The attraction of automation to a company is that in offering capability to make inroads into many areas of expenditure, it achieves multiple goals. Facets of the contact centre that are open to automation run right across the customer journey and beyond, from routing calls, to handling them, storing information, triggering tickets or actions, analysing data, and providing a follow-up with the same customer sometime later. The sources of expenditure that can be reduced include lowering call centre staffing and recruitment costs, reducing wrap-times and time spent on other process administration, as well as reducing the costs of errors. Automation provides a real time source of data capture and analytics that inform and importantly highlight what is happening in the Contact centre and how it’s affecting customer experience.
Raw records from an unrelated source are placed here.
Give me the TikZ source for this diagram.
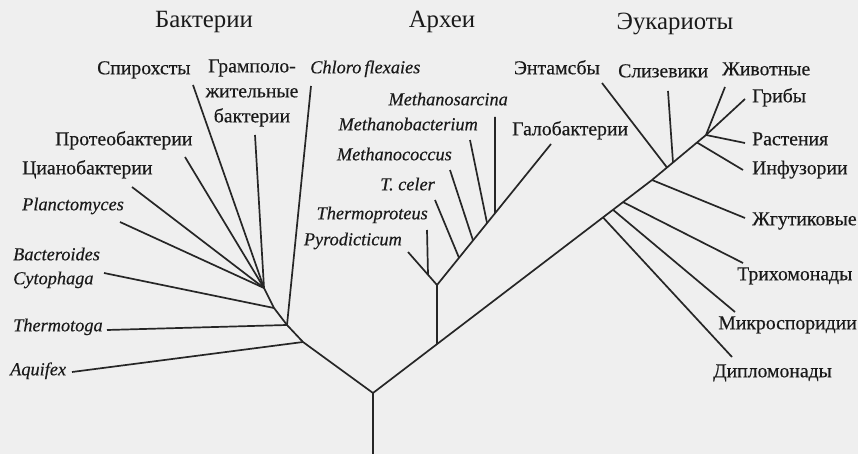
\documentclass[tikz,border=0pt]{standalone}
\usepackage{fontspec}
\usetikzlibrary{calc}
\setmainfont{Liberation Serif}
\newfontfamily\lblfont{Liberation Serif}[FakeBold=0.35]
\definecolor{bg}{HTML}{EFEFEF}
\definecolor{ln}{HTML}{262626}
\definecolor{tx}{HTML}{1A1A1A}
\begin{document}
\begin{tikzpicture}[x=1pt,y=-1pt,
  branch/.style={draw=ln,line width=1.7pt,line join=round},
  lbl/.style={text=tx,inner sep=0pt,font=\lblfont\fontsize{19.7}{24}\selectfont},
  ilbl/.style={text=tx,inner sep=0pt,font=\lblfont\fontsize{18.3}{22}\selectfont\itshape},
  ttl/.style={text=tx,inner sep=0pt,font=\fontsize{24.8}{28}\selectfont}]
\fill[bg] (0,0) rectangle (858,454);
\useasboundingbox (0,0) rectangle (858,454);

% ---- titles
\node[ttl,anchor=mid] (tBac) at (204,25) {Бактерии};
\node[ttl,anchor=mid] (tArc) at (442,25) {Археи};
\node[ttl,anchor=mid] (tEuk) at (675,27) {Эукариоты};

% ---- tree points
\coordinate (base) at (373,454);
\coordinate (R) at (373,393);
\coordinate (A1) at (303,342);
\coordinate (B) at (287,325);
\coordinate (C1) at (274,308);
\coordinate (C2) at (264,288);
\coordinate (X) at (437,344.1);
\coordinate (J1) at (603,217.4);
\coordinate (J2) at (613,209.8);
\coordinate (J3) at (623,202.1);
\coordinate (J4) at (652,180);
\coordinate (J5) at (667,167.5);
\coordinate (J6) at (673,162.5);
\coordinate (J7) at (697,142.5);
\coordinate (K) at (706,135);
\coordinate (A2) at (437,285);

% ---- leaf ends
\coordinate (eAq) at (72,372);
\coordinate (eTh) at (107,330);
\coordinate (eBa) at (104,273);
\coordinate (ePl) at (120,222);
\coordinate (eCy) at (132,187);
\coordinate (ePr) at (185,157);
\coordinate (eSp) at (193,85);
\coordinate (eGr) at (255,135);
\coordinate (eCh) at (311,86);

\coordinate (ePy) at (408,252);
\coordinate (P1) at ($(A2)!0.31!(ePy)$);
\coordinate (eTp) at (427,230);
\coordinate (eGa) at (551,144);
\coordinate (M1) at ($(A2)!0.193!(eGa)$);
\coordinate (M2) at ($(A2)!0.316!(eGa)$);
\coordinate (M3) at ($(A2)!0.439!(eGa)$);
\coordinate (M4) at ($(A2)!0.509!(eGa)$);
\coordinate (eTc) at (435,200);
\coordinate (eMc) at (450,170);
\coordinate (eMb) at (470,140);
\coordinate (eMs) at (495,117);

\coordinate (eDi) at (732,357);
\coordinate (eMi) at (735,312);
\coordinate (eTr) at (743,263);
\coordinate (eZg) at (745,218);
\coordinate (eEn) at (602,83);
\coordinate (eSl) at (668,91);
\coordinate (eIn) at (743,170);
\coordinate (eRa) at (745,143);
\coordinate (eGb) at (745,99);
\coordinate (eZv) at (725,87);

% ---- branches
\draw[branch] (base) -- (R);
\draw[branch] (R) -- (A1) -- (B) -- (C1) -- (C2);
\draw[branch] (A1) -- (eAq);
\draw[branch] (B) -- (eTh);
\draw[branch] (B) -- (eCh);
\draw[branch] (C1) -- (eBa);
\draw[branch] (C2) -- (ePl);
\draw[branch] (C2) -- (eCy);
\draw[branch] (C2) -- (ePr);
\draw[branch] (C2) -- (eSp);
\draw[branch] (C2) -- (eGr);

\draw[branch] (R) -- (X) -- (J1) -- (J4) -- (K);
\draw[branch] (X) -- (A2);
\draw[branch] (A2) -- (ePy);
\draw[branch] (P1) -- (eTp);
\draw[branch] (A2) -- (eGa);
\draw[branch] (M1) -- (eTc);
\draw[branch] (M2) -- (eMc);
\draw[branch] (M3) -- (eMb);
\draw[branch] (M4) -- (eMs);

\draw[branch] (J1) -- (eDi);
\draw[branch] (J2) -- (eMi);
\draw[branch] (J3) -- (eTr);
\draw[branch] (J4) -- (eZg);
\draw[branch] (J5) -- (eEn);
\draw[branch] (J6) -- (eSl);
\draw[branch] (J7) -- (eIn);
\draw[branch] (K) -- (eRa);
\draw[branch] (K) -- (eGb);
\draw[branch] (K) -- (eZv);

% ---- bacteria labels
\node[lbl,anchor=mid west] (lSp) at (97,72) {Спирохсты};
\node[lbl,align=center,anchor=center] (lGr) at (252,93) {Грамполо-\\[1pt]жительные\\[1pt]бактерии};
\node[ilbl,anchor=mid west] (lCh) at (310,71) {Chloro\,flexaies};
\node[lbl,anchor=mid west] (lPr) at (55,143) {Протеобактерии};
\node[lbl,anchor=mid west] (lCy) at (22,172) {Цианобактерии};
\node[ilbl,anchor=mid west] (lPl) at (22,208) {Planctomyces};
\node[ilbl,anchor=mid west] (lBa) at (13,258) {Bacteroides};
\node[ilbl,anchor=mid west] (lCt) at (13,282) {Cytophaga};
\node[ilbl,anchor=mid west] (lTh) at (13,329) {Thermotoga};
\node[ilbl,anchor=mid west] (lAq) at (10,373) {Aquifex};

% ---- archaea labels
\node[ilbl,anchor=mid east] (lMs) at (508,103) {Methanosarcina};
\node[ilbl,anchor=mid east] (lMb) at (478,128) {Methanobacterium};
\node[ilbl,anchor=mid east] (lMc) at (452,158) {Methanococcus};
\node[ilbl,anchor=mid east] (lTc) at (435,188) {T. celer};
\node[ilbl,anchor=mid east] (lTp) at (428,217) {Thermoproteus};
\node[ilbl,anchor=mid east] (lPy) at (402,243) {Pyrodicticum};
\node[lbl,anchor=mid west] (lGa) at (512,133) {Галобактерии};

% ---- eukaryote labels
\node[lbl,anchor=mid east] (lEn) at (600,72) {Энтамсбы};
\node[lbl,anchor=mid west] (lSl) at (618,75) {Слизевики};
\node[lbl,anchor=mid west] (lZv) at (722,73) {Животные};
\node[lbl,anchor=mid west] (lGb) at (752,100) {Грибы};
\node[lbl,anchor=mid west] (lRa) at (752,143) {Растения};
\node[lbl,anchor=mid west] (lIn) at (752,172) {Инфузории};
\node[lbl,anchor=mid west] (lZg) at (752,223) {Жгутиковые};
\node[lbl,anchor=mid west] (lTr) at (737,278) {Трихомонады};
\node[lbl,anchor=mid east] (lMi) at (857,327) {Микроспоридии};
\node[lbl,anchor=mid west] (lDi) at (713,375) {Дипломонады};
\end{tikzpicture}
\end{document}
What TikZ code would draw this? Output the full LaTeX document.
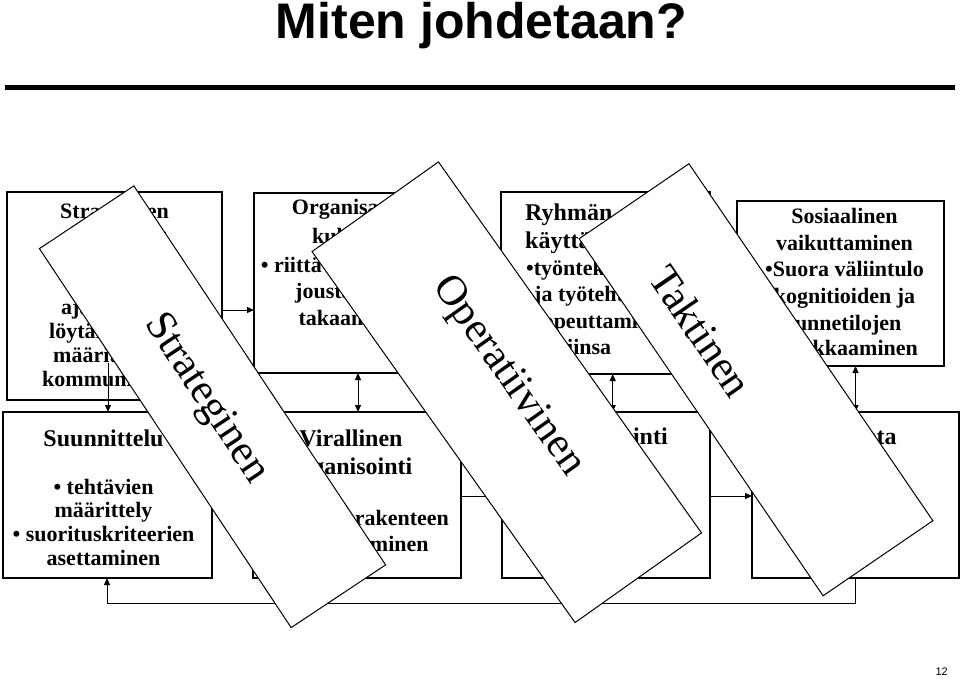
\documentclass[tikz,border=0pt]{standalone}
\usepackage{fontspec}
\setmainfont{Liberation Serif}
\newfontfamily\titlefont{Liberation Sans}
\usetikzlibrary{arrows.meta}
\begin{document}
\begin{tikzpicture}[x=1pt,y=-1pt,
 box/.style={draw, line width=1.1pt, inner sep=0pt, outer sep=0pt, anchor=north west},
 bt/.style={font=\bfseries\fontsize{22}{26}\selectfont, inner sep=0pt},
 btl/.style={font=\bfseries\fontsize{24}{28}\selectfont, inner sep=0pt},
 banner/.style={draw, fill=white, line width=1pt, inner sep=0pt, outer sep=0pt},
 bannertext/.style={font=\fontsize{42.5}{46}\selectfont, inner sep=0pt},
 arr/.style={line width=1pt, -{Triangle[length=7pt,width=6pt]}},
 darr/.style={line width=1pt, {Triangle[length=7pt,width=6pt]}-{Triangle[length=7pt,width=6pt]}}]

\fill[white] (0,0) rectangle (960,678);
\useasboundingbox (0,0) rectangle (960,678);

% title and bar
\node[font=\titlefont\bfseries\fontsize{50}{56}\selectfont, anchor=base, inner sep=0pt] (title) at (481.5,38.5) {Miten johdetaan?};
\draw[line width=4.5pt] (5,87.5) -- (955,87.5);

% boxes
\node[box, minimum width=215pt, minimum height=208pt] (B1) at (7,192) {};
\node[box, minimum width=206pt, minimum height=180pt] (B2) at (254,193) {};
\node[box, minimum width=209pt, minimum height=182pt] (B3) at (501,192) {};
\node[box, minimum width=207pt, minimum height=165pt] (B4) at (737,201) {};
\node[box, minimum width=209pt, minimum height=166pt] (B5) at (3,412) {};
\node[box, minimum width=208pt, minimum height=166pt] (B6) at (253,412) {};
\node[box, minimum width=208pt, minimum height=166pt] (B7) at (502,412) {};
\node[box, minimum width=207pt, minimum height=166pt] (B8) at (752,412) {};

% box 1 text
\node[bt, anchor=mid west] (t1a) at (60,216) {Strateginen};
\node[bt, anchor=mid] (t1b) at (114.5,240) {suunnittelu};
\node[bt, anchor=mid west] (t1c) at (72,288) {• toiminta-};
\node[bt, anchor=mid west] (t1d) at (61,312) {ajatuksen};
\node[bt, anchor=mid west] (t1e) at (49,336) {löytäminen,};
\node[bt, anchor=mid west] (t1f) at (53,360) {määrittely ja};
\node[bt, anchor=mid west] (t1g) at (42,384) {kommunikointi};

% box 2 text
\node[bt, anchor=mid west] (t2a) at (291.7,212) {Organisaation};
\node[bt, anchor=mid west] (t2b) at (312,241.5) {kulttuuri};
\node[bt, anchor=mid west] (t2c) at (260.7,270) {• riittävän vakauden};
\node[bt, anchor=mid west] (t2d) at (295,296.5) {joustavuuden};
\node[bt, anchor=mid west] (t2e) at (298.3,323) {takaaminen};

% box 3 text
\node[btl, anchor=mid west] (t3a) at (525,218) {Ryhmän};
\node[btl, anchor=mid west] (t3b) at (525,246) {käyttäytyminen};
\node[bt, anchor=mid west] (t3c) at (526,273) {•työntekijöiden};
\node[bt, anchor=mid west] (t3d) at (534,299.5) {ja työtehtävien};
\node[bt, anchor=mid west] (t3e) at (534,326) {sopeuttaminen};
\node[bt, anchor=mid west] (t3f) at (534,352) {toisiinsa};

% box 4 text
\node[bt, anchor=mid] (t4a) at (844.5,221.5) {Sosiaalinen};
\node[bt, anchor=mid] (t4b) at (844.5,247.7) {vaikuttaminen};
\node[bt, anchor=mid] (t4c) at (844.5,274) {•Suora väliintulo};
\node[bt, anchor=mid] (t4d) at (844.5,301) {kognitioiden ja};
\node[bt, anchor=mid] (t4e) at (844.5,327.7) {tunnetilojen};
\node[bt, anchor=mid] (t4f) at (844.5,353.3) {muokkaaminen};

% box 5 text
\node[btl, anchor=mid] (t5a) at (103.5,444) {Suunnittelu};
\node[bt, anchor=mid] (t5b) at (103.5,492) {• tehtävien};
\node[bt, anchor=mid] (t5c) at (103.5,515.5) {määrittely};
\node[bt, anchor=mid] (t5d) at (103.5,539) {• suorituskriteerien};
\node[bt, anchor=mid] (t5e) at (103.5,563) {asettaminen};

% box 6 text
\node[btl, anchor=mid] (t6a) at (351,444) {Virallinen};
\node[btl, anchor=mid] (t6b) at (351,472) {organisointi};
\node[bt, anchor=mid] (t6c) at (351,523) {• toimivan rakenteen};
\node[bt, anchor=mid] (t6d) at (351,549) {määritteleminen};

% box 7, 8 text
\node[btl, anchor=mid] (t7a) at (601,442) {Koordinointi};
\node[btl, anchor=mid] (t8a) at (851,442) {Valvonta};

% helper coordinates
\coordinate (ya) at (0,310);
\coordinate (yb) at (0,496);
\coordinate (yf) at (0,603);
\coordinate (xa) at (108,0);
\coordinate (xb) at (358,0);
\coordinate (xc) at (612.7,0);
\coordinate (xd) at (855.5,0);
\coordinate (xe) at (107,0);
\coordinate (a2s) at (108,363);

% connectors
\draw[arr] (B1.east |- ya) -- (B2.west |- ya);
\draw[arr] (a2s) -- (xa |- B5.north);
\draw[darr] (xb |- B2.south) -- (xb |- B6.north);
\draw[darr] (xc |- B3.south) -- (xc |- B7.north);
\draw[darr] (xd |- B4.south) -- (xd |- B8.north);
\draw[arr] (B6.east |- yb) -- (B7.west |- yb);
\draw[arr] (B7.east |- yb) -- (B8.west |- yb);
\draw[arr] (xd |- B8.south) -- (xd |- yf) -- (xe |- yf) -- (xe |- B5.south);

% banners
\node[banner, minimum width=455pt, minimum height=113.4pt, rotate=-56.4] (bS) at (212.5,406.75) {};
\node[bannertext, rotate=-56.4] (tS) at (205.5,399) {Strateginen};
\node[banner, minimum width=454.8pt, minimum height=155pt, rotate=-54.66] (bO) at (506.75,392.25) {};
\node[bannertext, rotate=-54.66] (tO) at (507.5,376.5) {Operatiivinen};
\node[banner, minimum width=432.4pt, minimum height=133pt, rotate=-55.65] (bT) at (756,379.75) {};
\node[bannertext, rotate=-55.65] (tT) at (701,331) {Taktinen};

% page number
\node[font=\titlefont\fontsize{11}{13}\selectfont, inner sep=0pt] (pg) at (941.7,671.5) {12};
\end{tikzpicture}
\end{document}
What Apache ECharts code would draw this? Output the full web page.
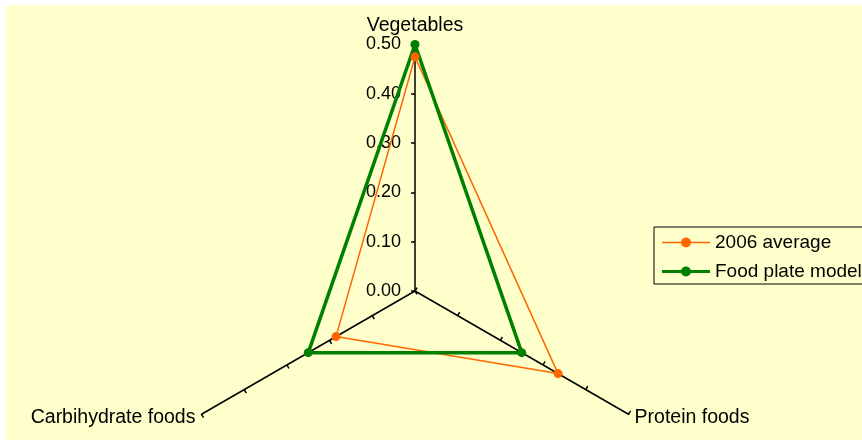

Also, unlike a few years ago, the precedent has been set by a body of early adopters of automation, to give others confidence that it works and generates value. For instance, the number of contact centres using virtual assistants increased by over 10% YOY in 2022, after doubling the previous year (Contact Centre Helper). Self-service has recently been voted as the technology delivering the best value for money in Contact Centre Helper’s latest UK industry survey (Contact Centre Helper).
While automation has not, to date, been the #1 requirement, we also see that contact centre decision makers will adapt their focus and investments in the face of evolving challenges. For instance, in the last 2021 Contact Center Helper annual industry survey, agent gamification, heralded as the solution for wavering employee engagement and to incentivise high-performing agents not so long ago, had declined in use to 24%. This is less than half the number using it in 2016.
In the US, the contact centre market is slightly advanced on the UK in terms of technology adoption. A recent study by one vendor found that 80% of contact centres were current evaluating automation solutions for 2023, in the face of cost pressures and recruitment challenges.
If there is a downturn, TelXL are ready to help
Many smaller and medium sized businesses have already said that they expect for growth and recruitment to be slowed with the economy taking a downturn (e.g., SME Insight Report 2022). If businesses want to continue to grow their top line, therefore, they must look toward productivity and efficiency benefits.
Therefore, when we look ahead to what contact centres might over in the next few years, while the current trends toward omnichannel and conversational AI will certainly continue, and we might see disruptive leftfield trends through new social channels or virtual reality, TelXL are readying ourselves for the picture painted by those economic forecasts forecasting a period of downturn.
If that materialises, then with an offering that delivers benefits of automation, we are equipped to help with most acute commercial and strategic challenges that SMEs are going to be facing in the upcoming period. What COVID did for Teams and collaboration tools, a protracted recession might well do for automation.